How to deploy a database
When I'm building an application that stores data, there are a few things I try to make sure we can do when it comes to managing the lifecycle of our storage. I'm going to focus on SQL Server, but this applies to other relational storage.
What's in a database?
Even outside of production, a database is more than schema. A database "definition" consists of:
- The database schema (tables, views, procedures, schemas)
- Reference data (ZIP codes, salutations, other things I expect to always "be there")
- Sample master/transactional data (for developers/testers)
- Security (roles, permissions, users)
It may even include management job definitions (backup, shrink), though they tend to be left to DBA's.
Transitions, not States
As each iteration progresses, we'll make changes to our database.
One approach to upgrading existing databases is to "diff" the old state of the database with our new state, and then to manually modify this diff until we have something that works. We then employ the "hope and pray" strategy of managing our database, which generally means "leave it to the DBA" for production. Tools like Red Gate SQL Compare and Visual Studio Database Edition encourage this approach.
I never understood the state or model-driven approach, and I'll explain why. Here's a simple example of some T-SQL:
create table dbo.Customer (
Id int not null identity(1,1) constraint PK_CustomerId primary key,
FullName nvarchar(200) not null
);
See the "create table"? That's not a definition - it's an instruction. If I need to change my table, I don't change the statement above. I just write:
alter table dbo.Customer
add IsPreferred bit not null
constraint DF_Customer_IsPreferred default(0);
Again, an instruction. A transition. I don't tell the database what the state is - I tell it how to get there. I can provide a lot more context, and I have a lot more power.
You'll note that I used a default constraint above - that's because my table might have had data already. Since I was thinking about transitions, I was forced to think about these issues.
Our databases are designed for transitions; attempting to bolt a state-based approach on them is about as dumb as bolting a stateful model on top of the web (and Visual Studio Database Edition is about as much fun as ViewState).
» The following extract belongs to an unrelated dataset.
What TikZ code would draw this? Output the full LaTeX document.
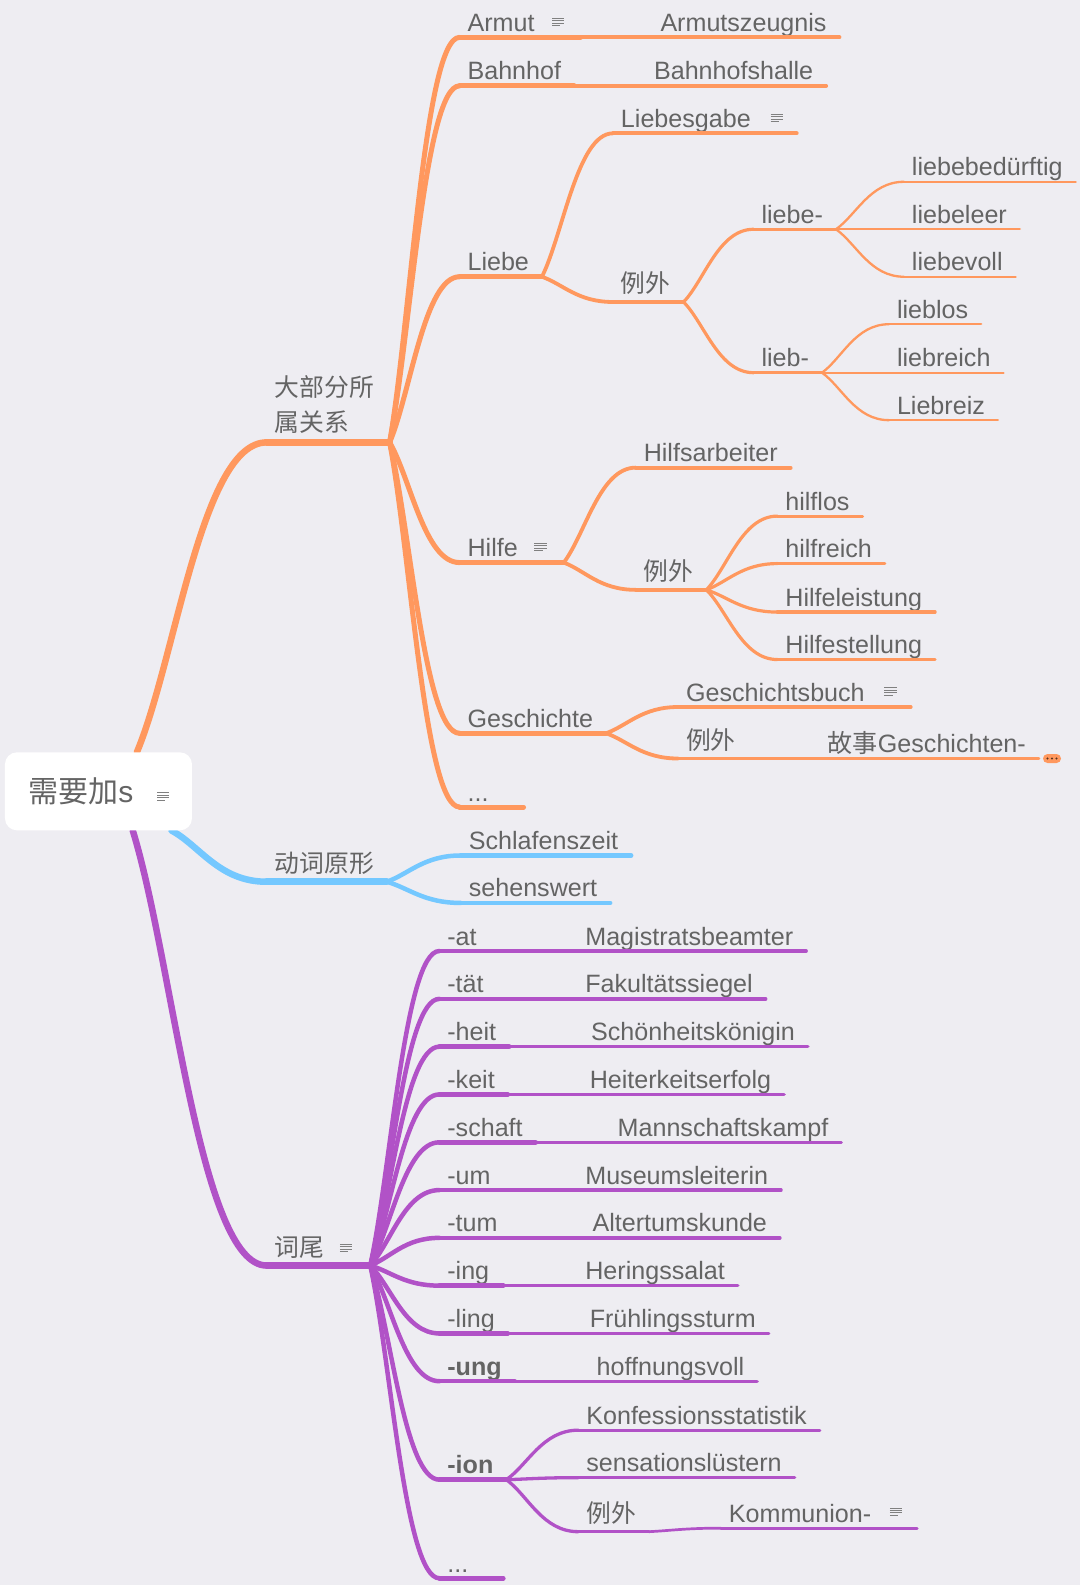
\documentclass[tikz,border=0pt]{standalone}
\usepackage{fontspec}
\setmainfont{Liberation Sans}
\newfontfamily\cjk{Noto Sans CJK SC}
\usepackage{tikz}
\usetikzlibrary{calc,positioning}
\definecolor{mmorange}{RGB}{255,152,94}
\definecolor{mmblue}{RGB}{116,200,255}
\definecolor{mmpurple}{RGB}{177,82,199}
\definecolor{mmback}{RGB}{238,237,242}
\definecolor{mmtext}{RGB}{100,100,100}
\definecolor{mmicon}{RGB}{128,128,128}
\definecolor{mmdot}{RGB}{90,50,30}
\pgfdeclarelayer{bg}
\pgfsetlayers{bg,main}
\newcommand{\branch}[3][]{\draw[#1] (#2) .. controls ($(#2)!0.3!(#3)$) and ($(#3)!0.5!(#2 |- #3)$) .. (#3);}
\newcommand{\notegap}{\hspace{33pt}\null}
\tikzset{
  uline/.style 2 args={append after command={(\tikzlastnode.south west) edge[draw=#1, line width=#2, line cap=round] (\tikzlastnode.south east)}},
  noteicon/.pic={
    \draw[mmicon, line width=0.9pt] (0,0) -- (12,0) (0,2.4) -- (12,2.4) (0,4.8) -- (12,4.8) (0,7.2) -- (8,7.2);
  }
}

\begin{document}
\begin{tikzpicture}[x=1.01pt, y=-1.01pt]
        \tikzstyle{topic}=[anchor=south west, inner xsep=8pt, inner ysep=6pt, outer sep=0pt, text depth=0pt, text=mmtext, font=\fontsize{25.1}{35}\selectfont, execute at end node={\hspace{5pt}\null}]
        \tikzstyle{zh}=[inner ysep=9pt, font=\cjk\fontsize{24.8}{35}\selectfont]
        \tikzstyle{minw}=[text width=48pt, align=left]
        \tikzstyle{rootbox}=[fill=white, rounded corners=12pt, minimum width=187pt, minimum height=78pt, inner sep=0pt, text=mmtext, font=\fontsize{30}{36}\selectfont]
        \tikzstyle{pill}=[fill=mmorange, rounded corners=4.5pt, minimum width=18pt, minimum height=9pt, inner sep=0pt]
        \tikzstyle{oone}=[topic, uline={mmorange}{6.5pt}]
        \tikzstyle{otwo}=[topic, uline={mmorange}{5pt}]
        \tikzstyle{othree}=[topic, uline={mmorange}{3.8pt}]
        \tikzstyle{ofour}=[topic, uline={mmorange}{3.2pt}]
        \tikzstyle{ofive}=[topic, uline={mmorange}{2.3pt}]
        \tikzstyle{bone}=[topic, uline={mmblue}{6.5pt}]
        \tikzstyle{btwo}=[topic, uline={mmblue}{4.5pt}]
        \tikzstyle{pone}=[topic, uline={mmpurple}{6.5pt}]
        \tikzstyle{ptwo}=[topic, uline={mmpurple}{4.5pt}]
        \tikzstyle{pthree}=[topic, uline={mmpurple}{3.3pt}]
        \tikzstyle{olink}=[draw=mmorange, line cap=round]
        \tikzstyle{blink}=[draw=mmblue, line cap=round]
        \tikzstyle{plink}=[draw=mmpurple, line cap=round]

        % Canvas
        \useasboundingbox (0,0) rectangle (1069.3,1569.3);
        \begin{pgfonlayer}{bg}
            \fill[mmback] (0,0) rectangle (1069.3,1569.3);
        \end{pgfonlayer}

        % Central topic
        \node[rootbox] (root) at (97.5,783.5) {{\cjk 需要加}s\hspace{35pt}\null};
        \pic at ($(root.east)+(-34.7,1.5)$) {noteicon};
        \coordinate (rootup) at ($(root.north west)!0.705!(root.north east)$);
        \coordinate (rootdown) at ($(root.south west)!0.683!(root.south east)$);
        \coordinate (rootside) at ($(root.south west)!0.89!(root.south east)$);

        % Main branches
        \node[oone, zh, text width=107pt, align=left, text depth=35pt, inner ysep=11pt] (most) at (264,438) {大部分所\\属关系};
        \node[bone, zh] (verb) at (264,873) {动词原形};
        \node[pone, zh] (suffix) at (264,1253) {词尾\notegap};
        \pic at ($(suffix.south east)+(-30,-21)$) {noteicon};
        \begin{pgfonlayer}{bg}
            \branch[olink, line width=6.5pt]{rootup}{most.south west}
            \branch[blink, line width=6.5pt]{rootside}{verb.south west}
            \branch[plink, line width=6.5pt]{rootdown}{suffix.south west}
        \end{pgfonlayer}

        % Orange branch: second level
        \node[otwo] (armut) at (455,37) {Armut\notegap};
        \pic at ($(armut.south east)+(-28,-19)$) {noteicon};
        \node[otwo] (bahnhof) at (455,85) {Bahnhof};
        \node[otwo] (liebe) at (455,274) {Liebe};
        \node[otwo] (hilfe) at (455,557) {Hilfe\notegap};
        \pic at ($(hilfe.south east)+(-29,-19)$) {noteicon};
        \node[otwo] (gesch) at (455,726) {Geschichte};
        \node[otwo, minw] (omore) at (455,799) {...};
        \branch[olink, line width=5pt]{most.south east}{armut.south west}
        \branch[olink, line width=5pt]{most.south east}{bahnhof.south west}
        \branch[olink, line width=5pt]{most.south east}{liebe.south west}
        \branch[olink, line width=5pt]{most.south east}{hilfe.south west}
        \branch[olink, line width=5pt]{most.south east}{gesch.south west}
        \branch[olink, line width=5pt]{most.south east}{omore.south west}

        % Armut, Bahnhof
        \node[othree, xshift=72pt] (armutz) at (armut.south east |- 0,37) {Armutszeugnis};
        \node[othree, xshift=72pt] (halle) at (bahnhof.south east |- 0,85) {Bahnhofshalle};
        \draw[olink, line width=3.8pt] (armut.south east) -- (armutz.south west);
        \draw[olink, line width=3.8pt] (bahnhof.south east) -- (halle.south west);

        % Liebe
        \node[othree, xshift=71pt] (gabe) at (liebe.south east |- 0,132) {Liebesgabe\notegap};
        \pic at ($(gabe.south east)+(-26,-19)$) {noteicon};
        \node[othree, zh, xshift=71pt] (lex) at (liebe.south east |- 0,299) {例外};
        \branch[olink, line width=3.8pt]{liebe.south east}{gabe.south west}
        \branch[olink, line width=3.8pt]{liebe.south east}{lex.south west}
        \node[ofour, xshift=70pt] (lbe) at (lex.south east |- 0,227) {liebe-};
        \node[ofour, xshift=70pt] (lb) at (lex.south east |- 0,369) {lieb-};
        \branch[olink, line width=3.2pt]{lex.south east}{lbe.south west}
        \branch[olink, line width=3.2pt]{lex.south east}{lb.south west}
        \node[ofive, xshift=68pt] (lbea) at (lbe.south east |- 0,180) {liebebedürftig};
        \node[ofive, xshift=68pt] (lbeb) at (lbe.south east |- 0,227) {liebeleer};
        \node[ofive, xshift=68pt] (lbec) at (lbe.south east |- 0,274) {liebevoll};
        \branch[olink, line width=2.3pt]{lbe.south east}{lbea.south west}
        \draw[olink, line width=2.3pt] (lbe.south east) -- (lbeb.south west);
        \branch[olink, line width=2.3pt]{lbe.south east}{lbec.south west}
        \node[ofive, xshift=67pt] (lba) at (lb.south east |- 0,321) {lieblos};
        \node[ofive, xshift=67pt] (lbb) at (lb.south east |- 0,369) {liebreich};
        \node[ofive, xshift=67pt] (lbc) at (lb.south east |- 0,416) {Liebreiz};
        \branch[olink, line width=2.3pt]{lb.south east}{lba.south west}
        \draw[olink, line width=2.3pt] (lb.south east) -- (lbb.south west);
        \branch[olink, line width=2.3pt]{lb.south east}{lbc.south west}

        % Hilfe
        \node[othree, xshift=72pt] (arbeiter) at (hilfe.south east |- 0,463) {Hilfsarbeiter};
        \node[othree, zh, xshift=72pt] (hex) at (hilfe.south east |- 0,584) {例外};
        \branch[olink, line width=3.8pt]{hilfe.south east}{arbeiter.south west}
        \branch[olink, line width=3.8pt]{hilfe.south east}{hex.south west}
        \node[ofour, xshift=71pt] (hila) at (hex.south east |- 0,511) {hilflos};
        \node[ofour, xshift=71pt] (hilb) at (hex.south east |- 0,558) {hilfreich};
        \node[ofour, xshift=71pt] (hilc) at (hex.south east |- 0,606) {Hilfeleistung};
        \node[ofour, xshift=71pt] (hild) at (hex.south east |- 0,653) {Hilfestellung};
        \branch[olink, line width=3.2pt]{hex.south east}{hila.south west}
        \branch[olink, line width=3.2pt]{hex.south east}{hilb.south west}
        \branch[olink, line width=3.2pt]{hex.south east}{hilc.south west}
        \branch[olink, line width=3.2pt]{hex.south east}{hild.south west}

        % Geschichte
        \node[othree, xshift=72pt] (gbuch) at (gesch.south east |- 0,700) {Geschichtsbuch\notegap};
        \pic at ($(gbuch.south east)+(-26,-19)$) {noteicon};
        \node[othree, zh, xshift=72pt] (gex) at (gesch.south east |- 0,751) {例外};
        \branch[olink, line width=3.8pt]{gesch.south east}{gbuch.south west}
        \branch[olink, line width=3.8pt]{gesch.south east}{gex.south west}
        \node[ofour, xshift=71pt] (gstory) at (gex.south east |- 0,751) {{\cjk 故事}Geschichten-};
        \draw[olink, line width=3.2pt] (gex.south east) -- (gstory.south west);
        \node[pill, right=4pt of gstory.south east] (gmore) {};
        \foreach \k in {-4.5,0,4.5} \fill[mmdot] ([xshift=\k pt]gmore.center) circle (1.1pt);

        % Blue branch
        \node[btwo, xshift=74pt] (schlaf) at (verb.south east |- 0,847) {Schlafenszeit};
        \node[btwo, xshift=74pt] (sehens) at (verb.south east |- 0,894) {sehenswert};
        \branch[blink, line width=4.5pt]{verb.south east}{schlaf.south west}
        \branch[blink, line width=4.5pt]{verb.south east}{sehens.south west}

        % Purple branch: suffixes
        \node[ptwo, minw] (sat) at (435,941.6) {-at};
        \node[ptwo, minw] (stat) at (435,989) {-tät};
        \node[ptwo] (sheit) at (435,1036.3) {-heit};
        \node[ptwo] (skeit) at (435,1083.6) {-keit};
        \node[ptwo] (sschaft) at (435,1131) {-schaft};
        \node[ptwo, minw] (sum) at (435,1178.3) {-um};
        \node[ptwo] (stum) at (435,1225.6) {-tum};
        \node[ptwo, minw] (sing) at (435,1272.9) {-ing};
        \node[ptwo] (sling) at (435,1320.2) {-ling};
        \node[ptwo] (sung) at (435,1367.5) {\bfseries -ung};
        \node[ptwo] (sion) at (435,1465) {\bfseries -ion};
        \node[ptwo, minw] (pmore) at (435,1562.6) {...};
        \foreach \s in {sat,stat,sheit,skeit,sschaft,sum,stum,sing,sling,sung,sion,pmore}
            \branch[plink, line width=4.5pt]{suffix.south east}{\s.south west};

        % Purple branch: examples
        \node[pthree, xshift=74pt] (wat) at (sat.south east) {Magistratsbeamter};
        \node[pthree, xshift=74pt] (wtat) at (stat.south east) {Fakultätssiegel};
        \node[pthree, xshift=74pt] (wheit) at (sheit.south east) {Schönheitskönigin};
        \node[pthree, xshift=74pt] (wkeit) at (skeit.south east) {Heiterkeitserfolg};
        \node[pthree, xshift=74pt] (wschaft) at (sschaft.south east) {Mannschaftskampf};
        \node[pthree, xshift=74pt] (wum) at (sum.south east) {Museumsleiterin};
        \node[pthree, xshift=74pt] (wtum) at (stum.south east) {Altertumskunde};
        \node[pthree, xshift=74pt] (wing) at (sing.south east) {Heringssalat};
        \node[pthree, xshift=74pt] (wling) at (sling.south east) {Frühlingssturm};
        \node[pthree, xshift=74pt] (wung) at (sung.south east) {hoffnungsvoll};
        \foreach \s/\w in {sat/wat,stat/wtat,sheit/wheit,skeit/wkeit,sschaft/wschaft,sum/wum,stum/wtum,sing/wing,sling/wling,sung/wung}
            \draw[plink, line width=3.3pt] (\s.south east) -- (\w.south west);

        % -ion
        \node[pthree, xshift=72pt] (iona) at (sion.south east |- 0,1416) {Konfessionsstatistik};
        \node[pthree, xshift=72pt] (ionb) at (sion.south east |- 0,1463) {sensationslüstern};
        \node[pthree, zh, xshift=72pt] (iex) at (sion.south east |- 0,1516.5) {例外};
        \branch[plink, line width=3.3pt]{sion.south east}{iona.south west}
        \branch[plink, line width=3.3pt]{sion.south east}{ionb.south west}
        \branch[plink, line width=3.3pt]{sion.south east}{iex.south west}
        \node[topic, uline={mmpurple}{2.7pt}, xshift=72pt] (komm) at (iex.south east |- 0,1513) {Kommunion-\notegap};
        \pic at ($(komm.south east)+(-27,-20)$) {noteicon};
        \branch[plink, line width=2.7pt]{iex.south east}{komm.south west}
\end{tikzpicture}
\end{document}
Keep in mind that making changes to databases can be complicated. Here are some things we might do:
- Add a column to an existing table (what will the default values be?)
- Split a column into two columns (how will you deal with data in the existing column?)
- Move a column from one table onto another (remember to move it, not to drop and create the column and lose the data)
- Duplicate data from a column on one table into a column on another (to reduce joins) (don't just create the empty column - figure out how to get the data there)
- Rename a column (don't just create a new one and delete the old one)
- Change the type of a column (how will you convert the old data? What if some rows won't convert?)
- Change the data within a column (maybe all order #'s need to be prefixed with the customer code?)
You can see how performing a "diff" on the old and new state can miss some of the intricacies of real-life data management.
Successful database management
Here are some things I want from my database deployment strategy:
- Source controlled
Your database isn't in source control? You don't deserve one. Go use Excel. - Testability
I want to be able to write an integration test that takes a backup of the old state, performs the upgrade to the current state, and verifies that the data wasn't corrupted. - Continuous integration
I want those tests run by my build server, every time I check in. I'd like a CI build that takes a production backup, restores it, and runs and tests any upgrades nightly. - No shared databases
Every developer should be able to have a copy of the database on their own machine. Deploying that database - with sample data - should be one click. - Dogfooding upgrades
If Susan makes a change to the database, Harry should be able to execute her transitions on his own database. If he had different test data to her, he might find bugs she didn't. Harry shouldn't just blow away his database and start again.
The benefits to this are enormous. By testing my transitions every single day - on my own dev test data, in my integration tests, on my build server, against production backups - I'm going to be confident that my changes will work in production.
Versions table
There should be something that I can query to know which transitions have been run against my database. The simplest way is with a Versions
table, which tells me the scripts that were run, when they were run, and who they were run by.
When it comes to upgrading, I can query this table, skip the transitions that have been run, and execute the ones that haven't.
Sample data
Development teams often need access to a good set of sample data, ideally lots of it. Again, these should be transition scripts that can be optionally run (since I might not want sample data in production), and in source control.
Document Databases
Most of these principles apply to document databases too. In fact, in some ways the problems are harder. While you don't have a fixed schema, you're probably mapping your documents to objects - what if the structure of the objects change? You may need to run transitional scripts over the document database to manipulate the existing documents. You may also need to re-define your indexes. You want those deployment scenarios to be testable and trusted.
Migration libraries
Rails popularized the approach of using a DSL to describe data migrations. There are a number of .NET ports of this concept, like Fluent Migrator and Machine.Migrations.
Personally, I actually find T-SQL a perfectly good DSL for describing data migrations. I love my ORM's, but for schema work, T-SQL is perfectly adequate.
Again, these libraries focus on transitions (create table, add column), not states, so they're useful, unlike Visual Studio Database Edition, which isn't.